Benefits & Risks of Usability Optimization
Usability Optimization offers your firm a number of unique benefits. They are:
- Higher ROI on all channels. Since the fundamental effect of successful Usability Optimization is to increase on-site conversion rates—regardless of the traffic source—this technique can enhance the return on every one of your firm's online marketing investments.
- Capitalizes on tightly-coupled feedback loops. Tight couplings, such as exist in Sponsored Search Marketing, mean that the increased margin generated by successful Usability Optimization enable a higher per-lead investment—i.e., higher Sponsored Search bids—in turn driving more traffic at the higher margin!
- Persistent effect. Successful Usability Optimization continues to provide returns for the life of the website.
There are also a few risks and limitations associated with Usability Optimization. They are:
- Potential for negative ROI. Usability Optimization is an application of the scientific method. Traffic analysis produces hypotheses that cost money to implement and test, and some of these may prove false.

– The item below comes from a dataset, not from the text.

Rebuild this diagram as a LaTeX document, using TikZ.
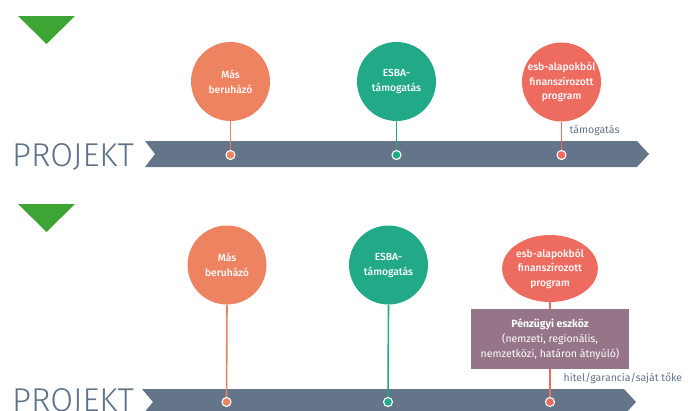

- Unknown iteration count. Usability is an inherently iterative process: one must generally open a door in order to see the next one behind. There is intrinsically no way to know ahead of time how many cycles will be required to produce optimal results.
- Diminishing returns. Generally speaking, each iteration of the Usability Optimization process has a smaller effect then the one before.
- Local maxima. One risk inherent to all optimization processes is that one might arrive at a state which—while not globally optimal—is the best one can do without taking drastic measures. Within the context of Usability Optimization, one occasionally is forced to conclude—quite legitimately—that farther improvement would require a complete site redesign.
- Volume-dependent. Since Usability Optimization makes conclusions based on site traffic observations, it is critically important that there be some traffic present to observe. Small traffic volumes lengthen each iteration of the optimization cycle and increase the uncertainty of the result.